Whichever one you still have is the one that’s left, ipso facto.
Wow. I am a monumental dork:
Developmental asymmetry is is difficult and has been achieved to any great degree only in endoderm germ layer derived tissues (mainly internal organs except heart and spleen). The urogenital tissues are derived from the mesoderm, as are the skeleton and skeletal muscle tissue (whole 'nother topic about how “good bone structure” (i.e., beauty) is a direct indication of having highly functional reproductive system due to the high quality of it’s development).
It’s more a matter that the savings associated with exploiting the cheap accessibility of symmetry can more than cover having an “extra” testicle. No bad reason not to have one, and having a spare comes in handy.
While there are some interesting anecdotes about testicles (e.g., they trade production back and forth so the other can get some rest- same has been observed of ovaries) there’s not a whole lot of common and persistent behavioural quirks like the ones asked about in the OP. A given individual might have significant differences. Or all individuals might occasionally have significant differences for short periods of time… but nothing you can really generalize about with much of a “Huh! How 'bout that?” factor. 'Least not that I’ve come across.
Because any more would make it hard to walk?
Nitpick: Enik wasn’t from the future…he was from the past!..the past!..the past!..
In dogs (and I wonder, maybe humans as well) a retained right teste is more common than a retained left due to the longer journey required for the right to reach its destination.

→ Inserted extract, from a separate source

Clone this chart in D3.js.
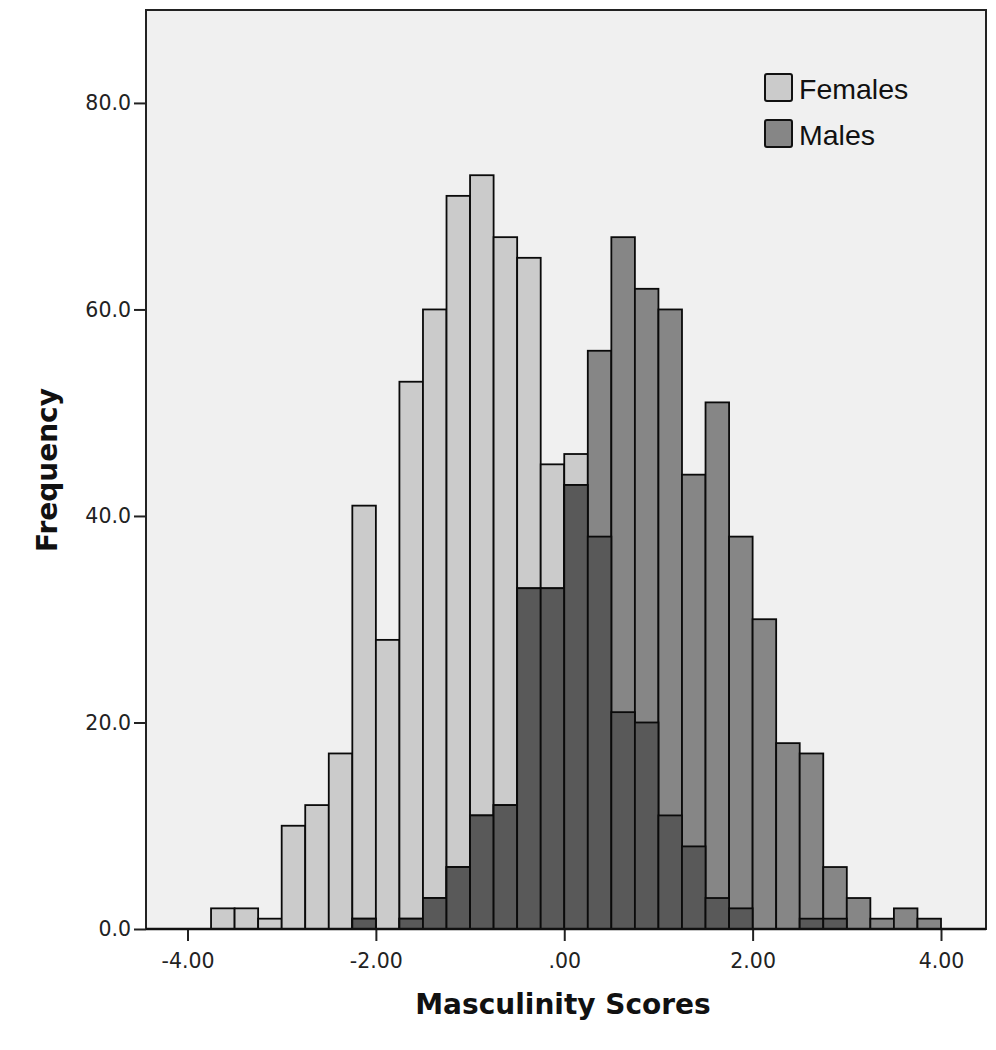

On investigation, right is more common in humans as well. Cite:
http://pedclerk.bsd.uchicago.edu/cryptorchidism.html
I’m not sure how “common” a belief this ever was. Injury to the genitalia in the rough and ready world of days gone by was common enough that it’s mentioned in the Bible as a specific exclusion for entering the Temple of Solomon. It remains common in more recent times, due to both accident and surgery. It’s just not commonly discussed today (but would have been hard to keep secret in the smaller, fixed communities of generations long past (when people generally lived and died in the same community)
Such individuals would have provided instant refutation. But of course, there’s no shortage of easily refutable beliefs, even in First World today.
I would say that the real reason for two testicles in humans is ontological, having to do with the anatomical origin of the testes in the embryo. That’s a bit of a chicken and egg problem: sexual reproduction almost certainly preceded bilateral symmetry, and I’m sure some organisms have developed [retained?] a single midline structure.
I don’t think that it has a “reason” in the sense that Homo sapens outcompeted a race of one-balled men on the battlefield of fitness (or the equivalent at some ancient stage of evolution) A lot of the details of our construct “just happened”, and worked well enough to be the substrate for subsequent refinement.
I don’t know. I would probably think of it as the right one for me.